* SET TASK
Which lines have the string "matplotlib"? Copy all of them from the entries below.

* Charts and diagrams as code

# # # #

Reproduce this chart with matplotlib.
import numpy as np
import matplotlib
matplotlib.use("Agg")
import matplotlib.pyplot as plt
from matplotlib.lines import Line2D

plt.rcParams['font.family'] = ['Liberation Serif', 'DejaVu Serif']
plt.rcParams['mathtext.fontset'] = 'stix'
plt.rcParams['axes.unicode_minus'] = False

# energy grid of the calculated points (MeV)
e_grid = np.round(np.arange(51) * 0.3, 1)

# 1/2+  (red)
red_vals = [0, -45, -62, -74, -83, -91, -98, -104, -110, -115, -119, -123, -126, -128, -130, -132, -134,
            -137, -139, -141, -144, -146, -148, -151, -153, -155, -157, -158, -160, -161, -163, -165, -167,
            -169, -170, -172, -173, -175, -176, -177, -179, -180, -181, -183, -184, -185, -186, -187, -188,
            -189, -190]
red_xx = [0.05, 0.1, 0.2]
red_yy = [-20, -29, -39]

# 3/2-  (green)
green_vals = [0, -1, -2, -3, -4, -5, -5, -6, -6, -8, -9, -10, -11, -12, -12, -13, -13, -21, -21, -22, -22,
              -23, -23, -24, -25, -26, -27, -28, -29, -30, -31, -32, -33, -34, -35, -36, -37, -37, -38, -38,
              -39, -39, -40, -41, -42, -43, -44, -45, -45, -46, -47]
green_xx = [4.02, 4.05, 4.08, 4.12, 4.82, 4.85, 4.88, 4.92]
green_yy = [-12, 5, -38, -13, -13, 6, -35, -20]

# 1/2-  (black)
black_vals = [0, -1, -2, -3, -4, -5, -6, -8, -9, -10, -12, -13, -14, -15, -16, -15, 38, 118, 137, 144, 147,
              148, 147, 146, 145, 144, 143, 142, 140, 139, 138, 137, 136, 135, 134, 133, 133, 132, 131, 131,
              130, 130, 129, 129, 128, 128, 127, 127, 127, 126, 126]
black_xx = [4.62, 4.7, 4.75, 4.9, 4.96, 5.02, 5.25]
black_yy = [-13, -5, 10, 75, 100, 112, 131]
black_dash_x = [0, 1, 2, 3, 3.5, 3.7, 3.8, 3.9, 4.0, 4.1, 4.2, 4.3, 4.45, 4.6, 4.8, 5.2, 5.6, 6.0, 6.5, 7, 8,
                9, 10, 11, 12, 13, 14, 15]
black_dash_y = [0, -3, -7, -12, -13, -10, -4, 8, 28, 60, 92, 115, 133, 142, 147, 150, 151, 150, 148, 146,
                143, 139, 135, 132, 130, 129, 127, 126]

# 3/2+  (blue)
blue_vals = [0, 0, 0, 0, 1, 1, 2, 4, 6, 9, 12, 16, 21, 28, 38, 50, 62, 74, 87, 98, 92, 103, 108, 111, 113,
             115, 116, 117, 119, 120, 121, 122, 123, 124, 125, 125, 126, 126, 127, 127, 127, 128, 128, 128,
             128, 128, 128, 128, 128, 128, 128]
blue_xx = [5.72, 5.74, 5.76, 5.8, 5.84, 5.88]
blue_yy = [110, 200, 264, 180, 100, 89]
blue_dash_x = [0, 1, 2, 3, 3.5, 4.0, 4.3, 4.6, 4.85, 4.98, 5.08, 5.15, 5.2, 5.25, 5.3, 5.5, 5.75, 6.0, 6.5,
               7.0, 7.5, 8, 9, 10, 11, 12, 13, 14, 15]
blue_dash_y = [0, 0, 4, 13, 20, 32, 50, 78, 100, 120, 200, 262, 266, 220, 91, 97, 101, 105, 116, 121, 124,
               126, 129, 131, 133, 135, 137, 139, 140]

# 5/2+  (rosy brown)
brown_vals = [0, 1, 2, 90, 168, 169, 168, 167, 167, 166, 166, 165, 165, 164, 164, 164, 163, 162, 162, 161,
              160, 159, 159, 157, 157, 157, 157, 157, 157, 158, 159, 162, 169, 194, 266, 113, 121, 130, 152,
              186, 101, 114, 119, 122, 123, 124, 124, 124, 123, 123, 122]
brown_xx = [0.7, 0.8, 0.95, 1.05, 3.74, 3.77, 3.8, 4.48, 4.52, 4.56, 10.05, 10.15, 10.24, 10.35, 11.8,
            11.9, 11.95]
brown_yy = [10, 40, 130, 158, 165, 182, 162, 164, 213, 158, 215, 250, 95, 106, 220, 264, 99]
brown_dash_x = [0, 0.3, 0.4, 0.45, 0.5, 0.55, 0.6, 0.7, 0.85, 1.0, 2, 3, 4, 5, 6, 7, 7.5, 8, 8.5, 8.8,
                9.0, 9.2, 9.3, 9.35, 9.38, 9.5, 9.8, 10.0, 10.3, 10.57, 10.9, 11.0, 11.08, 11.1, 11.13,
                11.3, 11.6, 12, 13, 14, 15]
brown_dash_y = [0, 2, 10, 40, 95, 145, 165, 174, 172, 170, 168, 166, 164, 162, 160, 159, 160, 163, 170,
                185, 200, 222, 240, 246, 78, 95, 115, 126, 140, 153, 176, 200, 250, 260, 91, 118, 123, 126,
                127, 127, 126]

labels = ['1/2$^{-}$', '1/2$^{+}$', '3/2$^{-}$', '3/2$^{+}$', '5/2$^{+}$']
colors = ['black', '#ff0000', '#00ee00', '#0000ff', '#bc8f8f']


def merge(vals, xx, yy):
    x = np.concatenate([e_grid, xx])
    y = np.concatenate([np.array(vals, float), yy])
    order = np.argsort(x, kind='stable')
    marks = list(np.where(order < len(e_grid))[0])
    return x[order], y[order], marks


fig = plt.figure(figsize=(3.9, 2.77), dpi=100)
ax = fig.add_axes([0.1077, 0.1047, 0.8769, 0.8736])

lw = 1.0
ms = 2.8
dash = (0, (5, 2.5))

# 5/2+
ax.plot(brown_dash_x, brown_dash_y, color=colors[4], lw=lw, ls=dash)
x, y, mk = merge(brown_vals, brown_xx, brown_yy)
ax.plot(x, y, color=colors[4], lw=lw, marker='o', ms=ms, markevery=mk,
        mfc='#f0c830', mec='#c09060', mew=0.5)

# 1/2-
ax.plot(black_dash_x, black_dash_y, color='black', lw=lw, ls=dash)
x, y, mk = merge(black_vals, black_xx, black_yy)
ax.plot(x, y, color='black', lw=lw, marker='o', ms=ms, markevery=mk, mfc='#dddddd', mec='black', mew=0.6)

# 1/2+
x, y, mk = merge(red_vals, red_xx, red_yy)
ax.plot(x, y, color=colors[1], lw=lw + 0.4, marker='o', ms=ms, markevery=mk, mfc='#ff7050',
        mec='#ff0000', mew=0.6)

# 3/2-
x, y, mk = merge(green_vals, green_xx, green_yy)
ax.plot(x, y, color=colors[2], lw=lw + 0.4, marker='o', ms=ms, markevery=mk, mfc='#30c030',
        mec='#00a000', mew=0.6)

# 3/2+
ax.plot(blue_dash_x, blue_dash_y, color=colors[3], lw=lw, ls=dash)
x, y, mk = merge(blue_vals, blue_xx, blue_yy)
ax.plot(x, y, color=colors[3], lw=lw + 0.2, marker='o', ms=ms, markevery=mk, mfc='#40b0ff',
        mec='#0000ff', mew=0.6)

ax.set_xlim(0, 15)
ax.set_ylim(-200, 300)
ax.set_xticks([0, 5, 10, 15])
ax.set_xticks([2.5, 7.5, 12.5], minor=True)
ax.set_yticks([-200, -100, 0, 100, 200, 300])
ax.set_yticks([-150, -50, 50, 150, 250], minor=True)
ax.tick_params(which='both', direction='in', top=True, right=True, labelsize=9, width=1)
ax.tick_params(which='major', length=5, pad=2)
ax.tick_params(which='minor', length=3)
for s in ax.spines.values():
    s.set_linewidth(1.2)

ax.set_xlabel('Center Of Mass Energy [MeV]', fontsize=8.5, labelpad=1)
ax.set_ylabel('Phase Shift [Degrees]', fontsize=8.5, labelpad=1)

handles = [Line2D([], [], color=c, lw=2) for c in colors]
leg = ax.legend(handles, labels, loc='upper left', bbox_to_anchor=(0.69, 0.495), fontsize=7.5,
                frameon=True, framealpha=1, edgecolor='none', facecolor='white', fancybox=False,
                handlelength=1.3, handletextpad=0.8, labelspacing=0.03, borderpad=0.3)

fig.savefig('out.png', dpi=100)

# # # #

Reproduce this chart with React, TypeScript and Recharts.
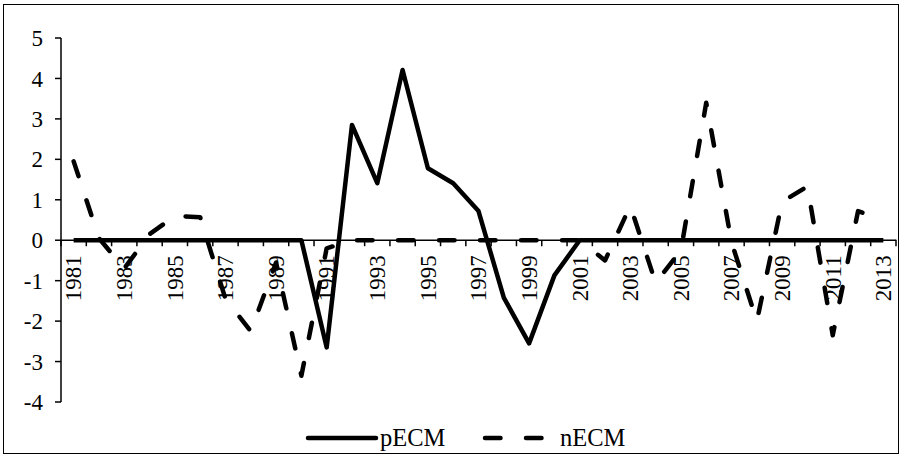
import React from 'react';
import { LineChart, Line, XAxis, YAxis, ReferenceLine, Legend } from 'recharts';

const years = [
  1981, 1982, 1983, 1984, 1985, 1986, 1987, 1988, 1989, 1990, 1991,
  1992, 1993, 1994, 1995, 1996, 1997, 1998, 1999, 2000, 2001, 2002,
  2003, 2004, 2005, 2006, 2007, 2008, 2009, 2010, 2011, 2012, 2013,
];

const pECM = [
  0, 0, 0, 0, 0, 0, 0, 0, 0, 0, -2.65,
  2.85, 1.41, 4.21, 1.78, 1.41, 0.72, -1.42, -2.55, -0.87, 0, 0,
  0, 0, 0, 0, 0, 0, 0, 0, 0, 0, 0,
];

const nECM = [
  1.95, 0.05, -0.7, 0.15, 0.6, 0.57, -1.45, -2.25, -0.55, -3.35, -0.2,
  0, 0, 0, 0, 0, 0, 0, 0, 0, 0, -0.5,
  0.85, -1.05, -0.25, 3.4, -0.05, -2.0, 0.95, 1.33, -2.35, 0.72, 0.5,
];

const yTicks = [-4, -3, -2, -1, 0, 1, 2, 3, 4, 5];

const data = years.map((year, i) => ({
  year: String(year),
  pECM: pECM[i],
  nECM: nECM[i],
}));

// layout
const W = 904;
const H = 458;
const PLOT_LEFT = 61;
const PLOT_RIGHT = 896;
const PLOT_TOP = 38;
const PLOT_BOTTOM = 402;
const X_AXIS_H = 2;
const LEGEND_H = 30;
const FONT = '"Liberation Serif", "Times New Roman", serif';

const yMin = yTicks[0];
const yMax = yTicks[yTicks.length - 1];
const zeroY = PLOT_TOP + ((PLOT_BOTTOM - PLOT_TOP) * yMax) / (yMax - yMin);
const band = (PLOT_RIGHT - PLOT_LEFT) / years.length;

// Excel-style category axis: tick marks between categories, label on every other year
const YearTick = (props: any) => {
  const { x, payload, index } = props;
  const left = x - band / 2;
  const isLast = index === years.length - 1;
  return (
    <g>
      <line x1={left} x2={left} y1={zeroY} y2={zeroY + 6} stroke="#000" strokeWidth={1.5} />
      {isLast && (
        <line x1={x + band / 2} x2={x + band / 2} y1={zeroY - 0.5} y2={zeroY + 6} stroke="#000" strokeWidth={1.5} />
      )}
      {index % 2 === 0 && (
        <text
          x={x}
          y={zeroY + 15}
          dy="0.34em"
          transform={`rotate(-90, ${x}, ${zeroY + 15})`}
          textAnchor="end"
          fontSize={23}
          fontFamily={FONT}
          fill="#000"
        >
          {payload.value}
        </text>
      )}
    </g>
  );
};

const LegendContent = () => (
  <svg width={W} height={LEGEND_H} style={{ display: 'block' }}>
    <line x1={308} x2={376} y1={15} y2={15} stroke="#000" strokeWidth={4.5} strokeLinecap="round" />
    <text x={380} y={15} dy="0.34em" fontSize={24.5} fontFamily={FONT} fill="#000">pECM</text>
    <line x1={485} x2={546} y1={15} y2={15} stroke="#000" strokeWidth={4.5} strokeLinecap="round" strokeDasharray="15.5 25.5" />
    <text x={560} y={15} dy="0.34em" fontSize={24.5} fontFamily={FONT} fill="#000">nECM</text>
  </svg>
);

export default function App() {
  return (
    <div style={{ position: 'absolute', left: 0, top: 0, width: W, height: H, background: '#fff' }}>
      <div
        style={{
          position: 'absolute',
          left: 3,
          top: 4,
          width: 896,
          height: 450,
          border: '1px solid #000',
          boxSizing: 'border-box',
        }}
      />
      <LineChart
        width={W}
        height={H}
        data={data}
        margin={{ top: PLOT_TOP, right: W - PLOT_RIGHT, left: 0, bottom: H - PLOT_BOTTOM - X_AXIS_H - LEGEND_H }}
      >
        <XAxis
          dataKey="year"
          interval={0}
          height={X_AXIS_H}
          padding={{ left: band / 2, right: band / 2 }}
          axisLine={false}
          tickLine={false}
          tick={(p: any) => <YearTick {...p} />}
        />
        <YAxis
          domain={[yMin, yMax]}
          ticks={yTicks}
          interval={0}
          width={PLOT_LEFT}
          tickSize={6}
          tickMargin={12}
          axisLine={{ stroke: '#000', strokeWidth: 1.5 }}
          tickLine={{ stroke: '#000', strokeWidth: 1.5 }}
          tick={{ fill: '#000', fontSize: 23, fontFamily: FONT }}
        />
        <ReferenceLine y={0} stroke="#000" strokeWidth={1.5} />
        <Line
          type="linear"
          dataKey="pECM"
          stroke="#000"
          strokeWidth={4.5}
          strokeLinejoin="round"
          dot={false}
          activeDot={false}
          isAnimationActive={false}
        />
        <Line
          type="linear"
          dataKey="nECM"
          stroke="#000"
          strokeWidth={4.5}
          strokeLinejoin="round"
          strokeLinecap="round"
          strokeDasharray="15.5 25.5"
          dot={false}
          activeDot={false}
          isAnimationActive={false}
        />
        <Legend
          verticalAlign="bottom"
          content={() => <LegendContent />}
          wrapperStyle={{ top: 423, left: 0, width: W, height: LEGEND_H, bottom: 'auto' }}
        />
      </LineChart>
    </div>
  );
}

# # # #

* PROBLEM SOLUTION
Reproduce this chart with matplotlib.
import matplotlib
matplotlib.use("Agg")
import matplotlib.pyplot as plt
from matplotlib.lines import Line2D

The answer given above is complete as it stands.